— Begin Data to use —

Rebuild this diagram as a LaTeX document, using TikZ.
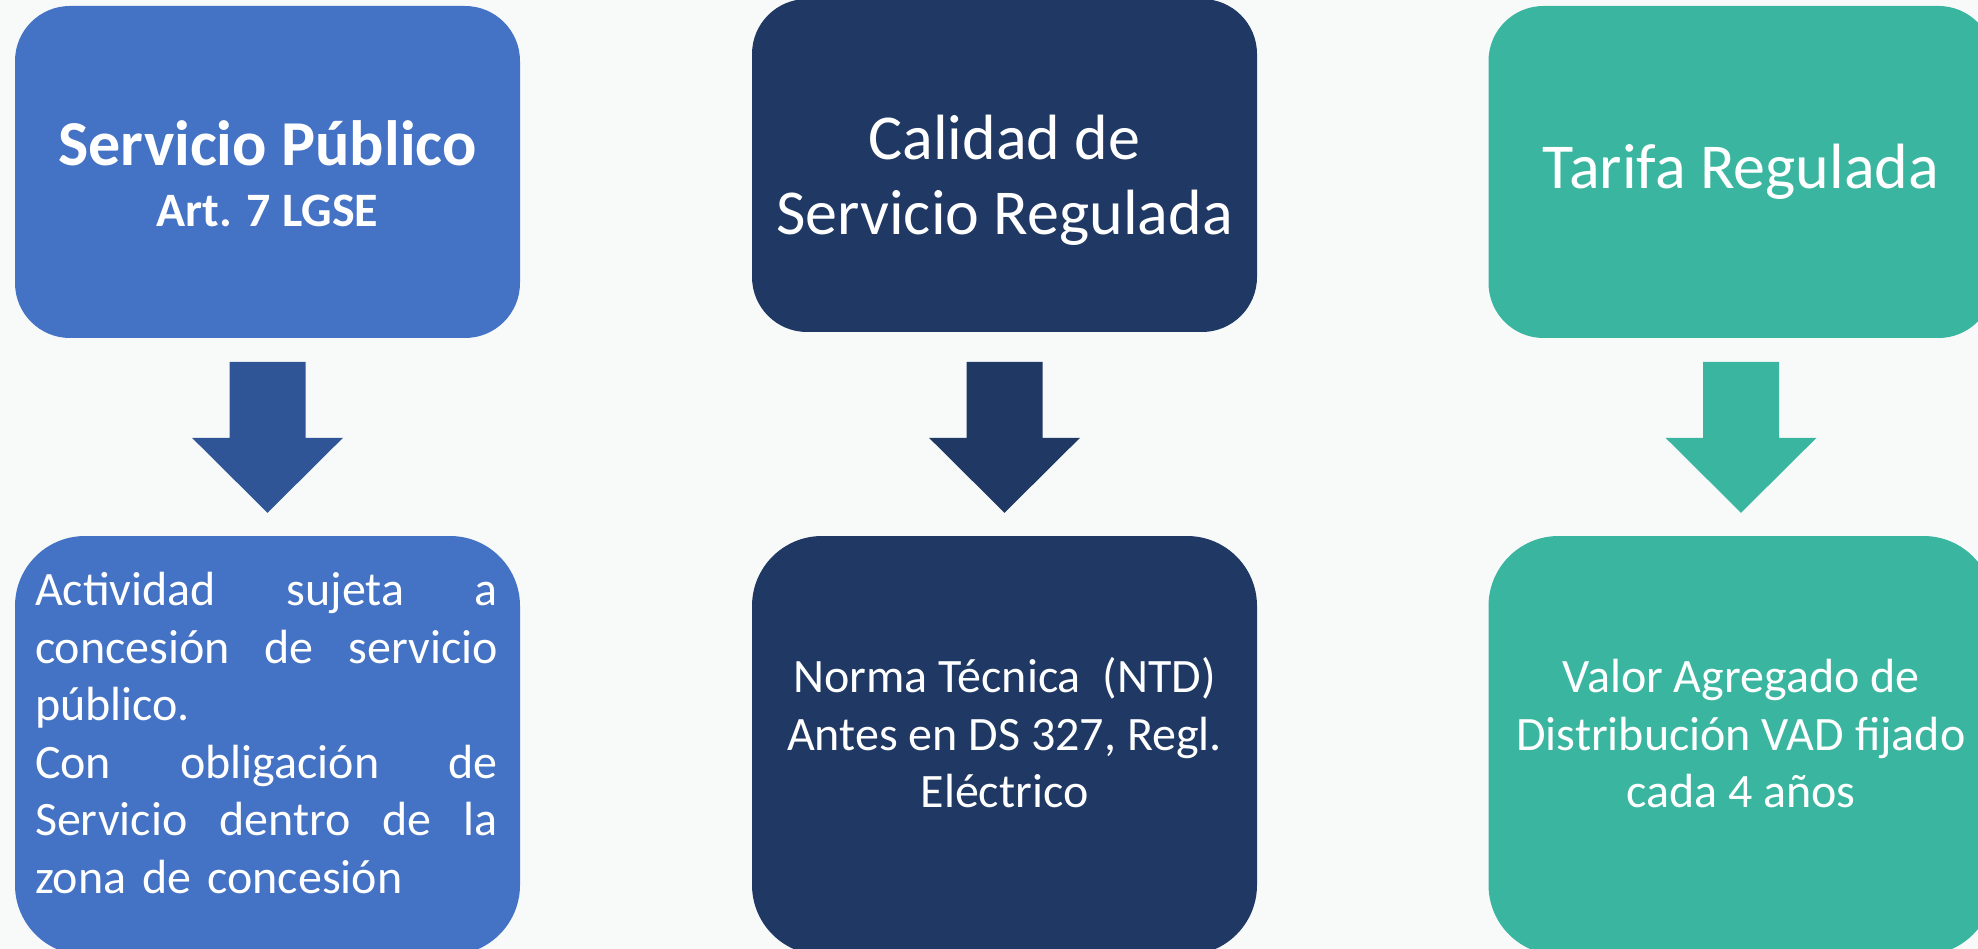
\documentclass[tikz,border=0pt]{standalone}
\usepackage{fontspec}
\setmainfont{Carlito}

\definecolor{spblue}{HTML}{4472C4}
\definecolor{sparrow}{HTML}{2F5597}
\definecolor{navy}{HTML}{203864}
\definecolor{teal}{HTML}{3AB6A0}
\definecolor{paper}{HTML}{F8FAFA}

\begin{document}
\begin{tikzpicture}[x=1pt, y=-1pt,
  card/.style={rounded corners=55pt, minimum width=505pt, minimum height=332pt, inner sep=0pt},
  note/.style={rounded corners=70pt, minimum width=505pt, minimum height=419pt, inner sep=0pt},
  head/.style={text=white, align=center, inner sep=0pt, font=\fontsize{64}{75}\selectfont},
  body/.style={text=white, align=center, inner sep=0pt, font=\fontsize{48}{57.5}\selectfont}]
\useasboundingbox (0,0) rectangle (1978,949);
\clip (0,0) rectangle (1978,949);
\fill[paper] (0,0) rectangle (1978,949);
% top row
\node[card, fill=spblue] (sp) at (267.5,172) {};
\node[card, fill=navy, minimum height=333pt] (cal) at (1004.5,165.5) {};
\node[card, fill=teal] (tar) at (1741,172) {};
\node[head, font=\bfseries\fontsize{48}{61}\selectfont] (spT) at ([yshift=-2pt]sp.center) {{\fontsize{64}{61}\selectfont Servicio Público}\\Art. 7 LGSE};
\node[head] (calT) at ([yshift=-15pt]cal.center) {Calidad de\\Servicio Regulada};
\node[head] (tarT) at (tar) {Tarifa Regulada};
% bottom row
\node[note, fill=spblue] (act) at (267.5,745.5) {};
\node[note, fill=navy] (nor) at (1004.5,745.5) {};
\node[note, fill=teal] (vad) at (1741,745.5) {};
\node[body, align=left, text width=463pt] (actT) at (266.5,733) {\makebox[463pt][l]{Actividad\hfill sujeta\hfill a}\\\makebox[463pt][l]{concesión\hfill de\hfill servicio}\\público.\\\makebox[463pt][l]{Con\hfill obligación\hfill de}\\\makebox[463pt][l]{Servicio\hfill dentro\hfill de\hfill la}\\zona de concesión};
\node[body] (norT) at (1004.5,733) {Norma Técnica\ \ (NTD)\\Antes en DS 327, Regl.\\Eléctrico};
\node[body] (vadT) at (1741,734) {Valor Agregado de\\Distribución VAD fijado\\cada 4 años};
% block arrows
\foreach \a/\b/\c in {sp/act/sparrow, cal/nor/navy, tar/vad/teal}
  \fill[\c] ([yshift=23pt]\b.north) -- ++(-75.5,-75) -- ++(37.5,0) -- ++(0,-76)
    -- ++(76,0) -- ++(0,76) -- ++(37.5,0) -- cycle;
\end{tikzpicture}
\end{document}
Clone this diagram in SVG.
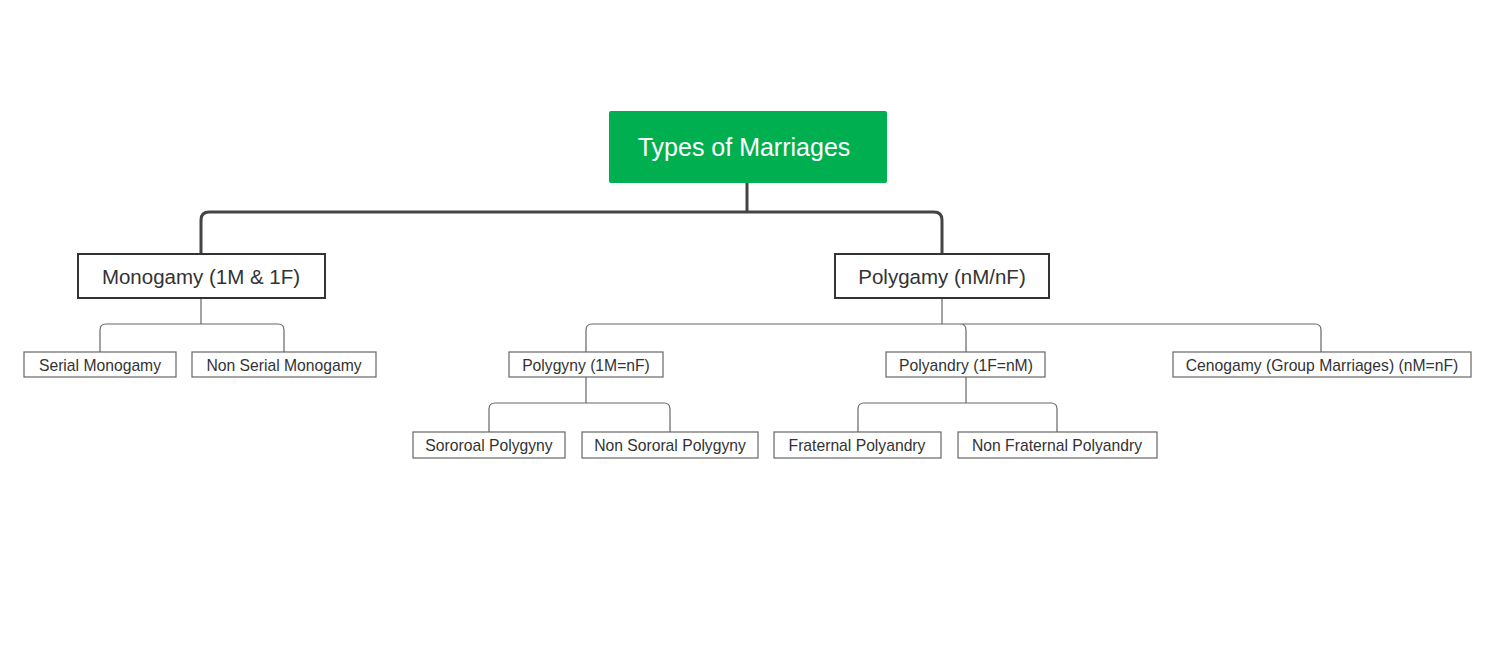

— End Data to use —

Instruction
The listing above needs to be output again exactly. Don't include the pictures.

Result
Rebuild this diagram as a LaTeX document, using TikZ.
\documentclass[tikz,border=0pt]{standalone}
\usepackage{fontspec}
\setmainfont{Carlito}

\definecolor{spblue}{HTML}{4472C4}
\definecolor{sparrow}{HTML}{2F5597}
\definecolor{navy}{HTML}{203864}
\definecolor{teal}{HTML}{3AB6A0}
\definecolor{paper}{HTML}{F8FAFA}

\begin{document}
\begin{tikzpicture}[x=1pt, y=-1pt,
  card/.style={rounded corners=55pt, minimum width=505pt, minimum height=332pt, inner sep=0pt},
  note/.style={rounded corners=70pt, minimum width=505pt, minimum height=419pt, inner sep=0pt},
  head/.style={text=white, align=center, inner sep=0pt, font=\fontsize{64}{75}\selectfont},
  body/.style={text=white, align=center, inner sep=0pt, font=\fontsize{48}{57.5}\selectfont}]
\useasboundingbox (0,0) rectangle (1978,949);
\clip (0,0) rectangle (1978,949);
\fill[paper] (0,0) rectangle (1978,949);
% top row
\node[card, fill=spblue] (sp) at (267.5,172) {};
\node[card, fill=navy, minimum height=333pt] (cal) at (1004.5,165.5) {};
\node[card, fill=teal] (tar) at (1741,172) {};
\node[head, font=\bfseries\fontsize{48}{61}\selectfont] (spT) at ([yshift=-2pt]sp.center) {{\fontsize{64}{61}\selectfont Servicio Público}\\Art. 7 LGSE};
\node[head] (calT) at ([yshift=-15pt]cal.center) {Calidad de\\Servicio Regulada};
\node[head] (tarT) at (tar) {Tarifa Regulada};
% bottom row
\node[note, fill=spblue] (act) at (267.5,745.5) {};
\node[note, fill=navy] (nor) at (1004.5,745.5) {};
\node[note, fill=teal] (vad) at (1741,745.5) {};
\node[body, align=left, text width=463pt] (actT) at (266.5,733) {\makebox[463pt][l]{Actividad\hfill sujeta\hfill a}\\\makebox[463pt][l]{concesión\hfill de\hfill servicio}\\público.\\\makebox[463pt][l]{Con\hfill obligación\hfill de}\\\makebox[463pt][l]{Servicio\hfill dentro\hfill de\hfill la}\\zona de concesión};
\node[body] (norT) at (1004.5,733) {Norma Técnica\ \ (NTD)\\Antes en DS 327, Regl.\\Eléctrico};
\node[body] (vadT) at (1741,734) {Valor Agregado de\\Distribución VAD fijado\\cada 4 años};
% block arrows
\foreach \a/\b/\c in {sp/act/sparrow, cal/nor/navy, tar/vad/teal}
  \fill[\c] ([yshift=23pt]\b.north) -- ++(-75.5,-75) -- ++(37.5,0) -- ++(0,-76)
    -- ++(76,0) -- ++(0,76) -- ++(37.5,0) -- cycle;
\end{tikzpicture}
\end{document}
Clone this diagram in SVG.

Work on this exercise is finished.